Data
◇ ◇ ◇ ◇ ◇ ◇ ◇

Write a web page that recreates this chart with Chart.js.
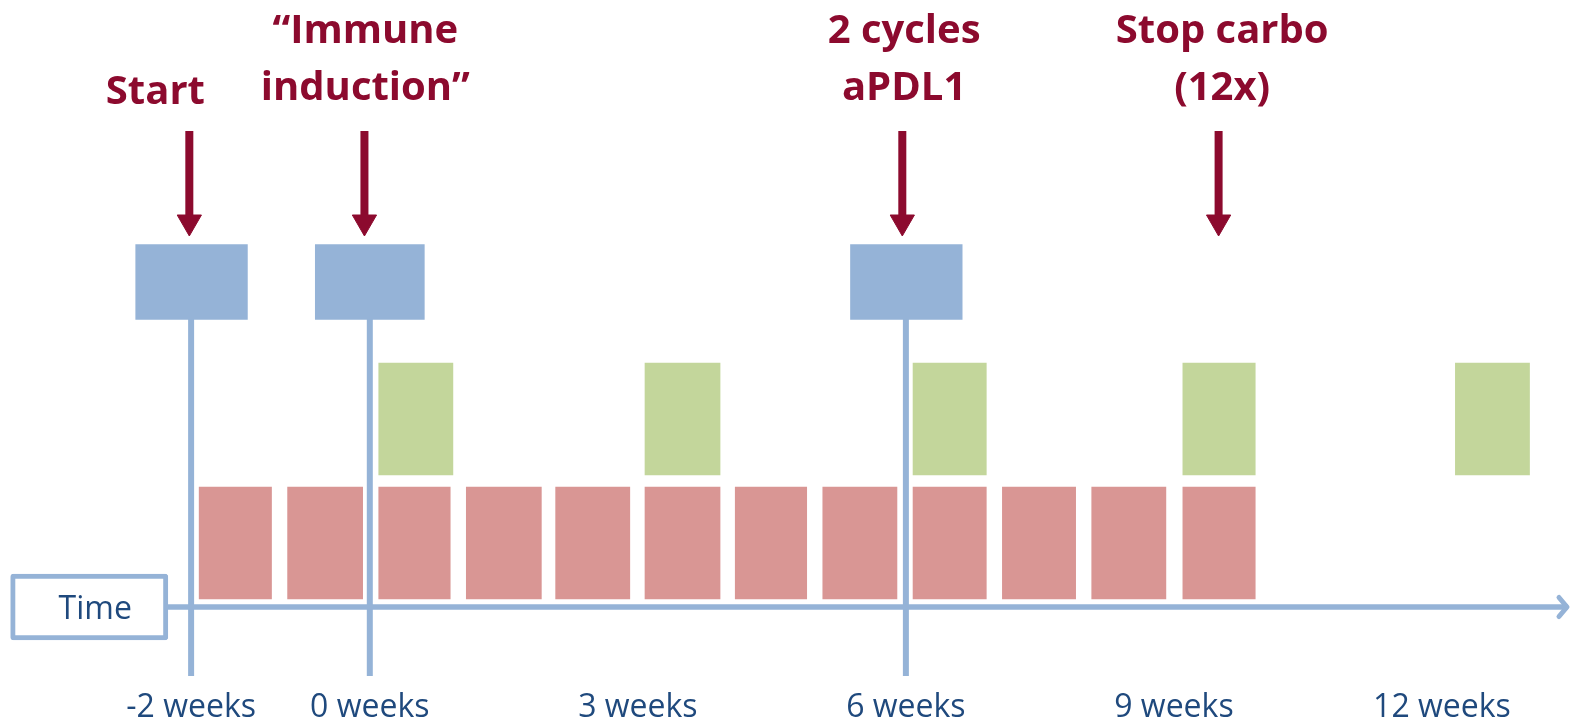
<!DOCTYPE html>
<html>
<head>
<meta charset="utf-8">
<title>Treatment timeline</title>
<script src="https://cdn.jsdelivr.net/npm/chart.js@4.4.1/dist/chart.umd.min.js"></script>
<style>
  html, body { margin: 0; padding: 0; background: #fff; }
  #wrap { width: 1570px; height: 721px; position: relative; }
</style>
</head>
<body>
<div id="wrap"><canvas id="timelineChart"></canvas></div>
<script>
// ==================== data ====================

// x axis ticks (weeks)
const tickWeeks = [-2, 0, 3, 6, 9, 12];
const tickLabels = ['-2 weeks', '0 weeks', '3 weeks', '6 weeks', '9 weeks', '12 weeks'];

// blue blocks (top row)
const phaseStart = [-2.62, -0.61, 5.38];
const phaseEnd = [-1.37, 0.61, 6.63];

// green blocks (middle row)
const pdl1Start = [0.10, 3.08, 6.08, 9.10, 12.15];
const pdl1End = [0.93, 3.92, 6.90, 9.91, 12.98];

// red blocks (bottom row, 12x)
const carboStart = [-1.91, -0.92, 0.10, 1.08, 2.08, 3.08, 4.09, 5.07, 6.08, 7.08, 8.08, 9.10];
const carboEnd = [-1.10, -0.08, 0.90, 1.92, 2.91, 3.92, 4.89, 5.90, 6.90, 7.90, 8.91, 9.91];

// vertical marker lines
const markerWeeks = [-2, 0, 6];

// event arrows and their labels
const eventWeeks = [-2.02, -0.06, 5.96, 9.50];
const eventLabelWeeks = [-2.40, -0.05, 5.98, 9.54];
const eventLabels = [['Start'], ['\u201CImmune', 'induction\u201D'], ['2 cycles', 'aPDL1'], ['Stop carbo', '(12x)']];

// time axis
const axisLabel = 'Time';
const timeBox = [-4.02, -2.26];
const axisEnd = 13.41;

// ==================== style ====================

const colors = {
  phase: '#95b3d7',
  pdl1: '#c3d69b',
  carbo: '#d99694',
  line: '#95b3d7',
  event: '#8c0a2e',
  text: '#1f497d'
};

// vertical layout in y units (0 = time axis)
const level = {
  carbo: 0.64,
  pdl1: 1.88,
  phase: 3.25,
  markerBottom: -0.69,
  markerTop: 2.88,
  arrowTop: 4.76,
  arrowHead: 3.85,
  line1: 5.64,
  line2: 5.07,
  single: 5.03,
  tick: -1.10,
  timeText: -0.12
};

// open arrow head for the time axis
function makeChevron() {
  const c = document.createElement('canvas');
  c.width = 30;
  c.height = 30;
  const g = c.getContext('2d');
  g.strokeStyle = colors.line;
  g.lineWidth = 5;
  g.lineCap = 'round';
  g.lineJoin = 'round';
  g.beginPath();
  g.moveTo(6, 5.5);
  g.lineTo(14, 15);
  g.lineTo(6, 24.5);
  g.stroke();
  return c;
}

// texts: event labels, tick labels, "Time"
const textPlugin = {
  id: 'timelineText',
  afterDatasetsDraw(chart) {
    const { ctx, scales: { x, y } } = chart;
    ctx.save();
    ctx.textAlign = 'center';
    ctx.textBaseline = 'alphabetic';

    ctx.fillStyle = colors.event;
    ctx.font = 'bold 40px "Open Sans"';
    eventLabels.forEach((lines, i) => {
      const px = x.getPixelForValue(eventLabelWeeks[i]);
      const rows = lines.length === 1 ? [level.single] : [level.line1, level.line2];
      lines.forEach((t, j) => ctx.fillText(t, px, y.getPixelForValue(rows[j])));
    });

    ctx.fillStyle = colors.text;
    ctx.font = '32px "Open Sans"';
    tickWeeks.forEach((w, i) => {
      ctx.fillText(tickLabels[i], x.getPixelForValue(w), y.getPixelForValue(level.tick));
    });
    const boxMid = x.getPixelForValue((timeBox[0] + timeBox[1]) / 2);
    ctx.fillText(axisLabel, boxMid + 6, y.getPixelForValue(level.timeText));
    ctx.restore();
  }
};

// ==================== chart ====================

const blocks = (starts, ends, row) => starts.map((s, i) => ({ x: [s, ends[i]], y: row }));

const datasets = [
  {
    type: 'bar',
    label: 'Time box',
    indexAxis: 'y',
    data: [{ x: timeBox, y: 0 }],
    backgroundColor: '#ffffff',
    borderColor: colors.line,
    borderWidth: 5,
    borderSkipped: false,
    borderRadius: 3,
    barThickness: 66
  },
  {
    type: 'bar',
    label: 'phase',
    indexAxis: 'y',
    data: blocks(phaseStart, phaseEnd, level.phase),
    backgroundColor: colors.phase,
    barThickness: 75
  },
  {
    type: 'bar',
    label: 'aPDL1',
    indexAxis: 'y',
    data: blocks(pdl1Start, pdl1End, level.pdl1),
    backgroundColor: colors.pdl1,
    barThickness: 112
  },
  {
    type: 'bar',
    label: 'carbo',
    indexAxis: 'y',
    data: blocks(carboStart, carboEnd, level.carbo),
    backgroundColor: colors.carbo,
    barThickness: 112
  },
  {
    type: 'line',
    label: 'axis',
    data: [{ x: timeBox[1], y: 0 }, { x: axisEnd, y: 0 }],
    borderColor: colors.line,
    borderWidth: 5.5,
    pointRadius: [0, 1],
    pointStyle: ['circle', makeChevron()]
  },
  ...markerWeeks.map(w => ({
    type: 'line',
    label: 'marker',
    data: [{ x: w, y: level.markerBottom }, { x: w, y: level.markerTop }],
    borderColor: colors.line,
    borderWidth: 6,
    pointRadius: 0
  })),
  ...eventWeeks.map(w => ({
    type: 'line',
    label: 'event',
    data: [{ x: w, y: level.arrowTop }, { x: w, y: level.arrowHead }],
    borderColor: colors.event,
    borderWidth: 8,
    pointRadius: [0, 14],
    pointStyle: 'triangle',
    pointRotation: 180,
    pointBackgroundColor: colors.event,
    pointBorderColor: colors.event,
    pointBorderWidth: 1
  }))
];

const chart = new Chart(document.getElementById('timelineChart'), {
  type: 'bar',
  data: { datasets },
  options: {
    responsive: true,
    maintainAspectRatio: false,
    animation: false,
    events: [],
    layout: { padding: 0, autoPadding: false },
    datasets: { bar: { grouped: false } },
    plugins: {
      legend: { display: false },
      tooltip: { enabled: false }
    },
    scales: {
      x: { type: 'linear', min: -4.139, max: 13.433, offset: false, display: false },
      y: { type: 'linear', min: -1.14, max: 6.07, offset: false, display: false }
    }
  },
  plugins: [textPlugin]
});
</script>
</body>
</html>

◇ ◇ ◇ ◇ ◇ ◇ ◇

Task description
All the lines above are to be reproduced exactly, except the pictures.

Task solution
Write a web page that recreates this chart with Chart.js.
<!DOCTYPE html>
<html>
<head>
<meta charset="utf-8">
<title>Treatment timeline</title>
<script src="https://cdn.jsdelivr.net/npm/chart.js@4.4.1/dist/chart.umd.min.js"></script>
<style>
  html, body { margin: 0; padding: 0; background: #fff; }
  #wrap { width: 1570px; height: 721px; position: relative; }
</style>
</head>
<body>
<div id="wrap"><canvas id="timelineChart"></canvas></div>
<script>
// ==================== data ====================

// x axis ticks (weeks)
const tickWeeks = [-2, 0, 3, 6, 9, 12];
const tickLabels = ['-2 weeks', '0 weeks', '3 weeks', '6 weeks', '9 weeks', '12 weeks'];

// blue blocks (top row)
const phaseStart = [-2.62, -0.61, 5.38];
const phaseEnd = [-1.37, 0.61, 6.63];

// green blocks (middle row)
const pdl1Start = [0.10, 3.08, 6.08, 9.10, 12.15];
const pdl1End = [0.93, 3.92, 6.90, 9.91, 12.98];

// red blocks (bottom row, 12x)
const carboStart = [-1.91, -0.92, 0.10, 1.08, 2.08, 3.08, 4.09, 5.07, 6.08, 7.08, 8.08, 9.10];
const carboEnd = [-1.10, -0.08, 0.90, 1.92, 2.91, 3.92, 4.89, 5.90, 6.90, 7.90, 8.91, 9.91];

// vertical marker lines
const markerWeeks = [-2, 0, 6];

// event arrows and their labels
const eventWeeks = [-2.02, -0.06, 5.96, 9.50];
const eventLabelWeeks = [-2.40, -0.05, 5.98, 9.54];
const eventLabels = [['Start'], ['\u201CImmune', 'induction\u201D'], ['2 cycles', 'aPDL1'], ['Stop carbo', '(12x)']];

// time axis
const axisLabel = 'Time';
const timeBox = [-4.02, -2.26];
const axisEnd = 13.41;

// ==================== style ====================

const colors = {
  phase: '#95b3d7',
  pdl1: '#c3d69b',
  carbo: '#d99694',
  line: '#95b3d7',
  event: '#8c0a2e',
  text: '#1f497d'
};

// vertical layout in y units (0 = time axis)
const level = {
  carbo: 0.64,
  pdl1: 1.88,
  phase: 3.25,
  markerBottom: -0.69,
  markerTop: 2.88,
  arrowTop: 4.76,
  arrowHead: 3.85,
  line1: 5.64,
  line2: 5.07,
  single: 5.03,
  tick: -1.10,
  timeText: -0.12
};

// open arrow head for the time axis
function makeChevron() {
  const c = document.createElement('canvas');
  c.width = 30;
  c.height = 30;
  const g = c.getContext('2d');
  g.strokeStyle = colors.line;
  g.lineWidth = 5;
  g.lineCap = 'round';
  g.lineJoin = 'round';
  g.beginPath();
  g.moveTo(6, 5.5);
  g.lineTo(14, 15);
  g.lineTo(6, 24.5);
  g.stroke();
  return c;
}

// texts: event labels, tick labels, "Time"
const textPlugin = {
  id: 'timelineText',
  afterDatasetsDraw(chart) {
    const { ctx, scales: { x, y } } = chart;
    ctx.save();
    ctx.textAlign = 'center';
    ctx.textBaseline = 'alphabetic';

    ctx.fillStyle = colors.event;
    ctx.font = 'bold 40px "Open Sans"';
    eventLabels.forEach((lines, i) => {
      const px = x.getPixelForValue(eventLabelWeeks[i]);
      const rows = lines.length === 1 ? [level.single] : [level.line1, level.line2];
      lines.forEach((t, j) => ctx.fillText(t, px, y.getPixelForValue(rows[j])));
    });

    ctx.fillStyle = colors.text;
    ctx.font = '32px "Open Sans"';
    tickWeeks.forEach((w, i) => {
      ctx.fillText(tickLabels[i], x.getPixelForValue(w), y.getPixelForValue(level.tick));
    });
    const boxMid = x.getPixelForValue((timeBox[0] + timeBox[1]) / 2);
    ctx.fillText(axisLabel, boxMid + 6, y.getPixelForValue(level.timeText));
    ctx.restore();
  }
};

// ==================== chart ====================

const blocks = (starts, ends, row) => starts.map((s, i) => ({ x: [s, ends[i]], y: row }));

const datasets = [
  {
    type: 'bar',
    label: 'Time box',
    indexAxis: 'y',
    data: [{ x: timeBox, y: 0 }],
    backgroundColor: '#ffffff',
    borderColor: colors.line,
    borderWidth: 5,
    borderSkipped: false,
    borderRadius: 3,
    barThickness: 66
  },
  {
    type: 'bar',
    label: 'phase',
    indexAxis: 'y',
    data: blocks(phaseStart, phaseEnd, level.phase),
    backgroundColor: colors.phase,
    barThickness: 75
  },
  {
    type: 'bar',
    label: 'aPDL1',
    indexAxis: 'y',
    data: blocks(pdl1Start, pdl1End, level.pdl1),
    backgroundColor: colors.pdl1,
    barThickness: 112
  },
  {
    type: 'bar',
    label: 'carbo',
    indexAxis: 'y',
    data: blocks(carboStart, carboEnd, level.carbo),
    backgroundColor: colors.carbo,
    barThickness: 112
  },
  {
    type: 'line',
    label: 'axis',
    data: [{ x: timeBox[1], y: 0 }, { x: axisEnd, y: 0 }],
    borderColor: colors.line,
    borderWidth: 5.5,
    pointRadius: [0, 1],
    pointStyle: ['circle', makeChevron()]
  },
  ...markerWeeks.map(w => ({
    type: 'line',
    label: 'marker',
    data: [{ x: w, y: level.markerBottom }, { x: w, y: level.markerTop }],
    borderColor: colors.line,
    borderWidth: 6,
    pointRadius: 0
  })),
  ...eventWeeks.map(w => ({
    type: 'line',
    label: 'event',
    data: [{ x: w, y: level.arrowTop }, { x: w, y: level.arrowHead }],
    borderColor: colors.event,
    borderWidth: 8,
    pointRadius: [0, 14],
    pointStyle: 'triangle',
    pointRotation: 180,
    pointBackgroundColor: colors.event,
    pointBorderColor: colors.event,
    pointBorderWidth: 1
  }))
];

const chart = new Chart(document.getElementById('timelineChart'), {
  type: 'bar',
  data: { datasets },
  options: {
    responsive: true,
    maintainAspectRatio: false,
    animation: false,
    events: [],
    layout: { padding: 0, autoPadding: false },
    datasets: { bar: { grouped: false } },
    plugins: {
      legend: { display: false },
      tooltip: { enabled: false }
    },
    scales: {
      x: { type: 'linear', min: -4.139, max: 13.433, offset: false, display: false },
      y: { type: 'linear', min: -1.14, max: 6.07, offset: false, display: false }
    }
  },
  plugins: [textPlugin]
});
</script>
</body>
</html>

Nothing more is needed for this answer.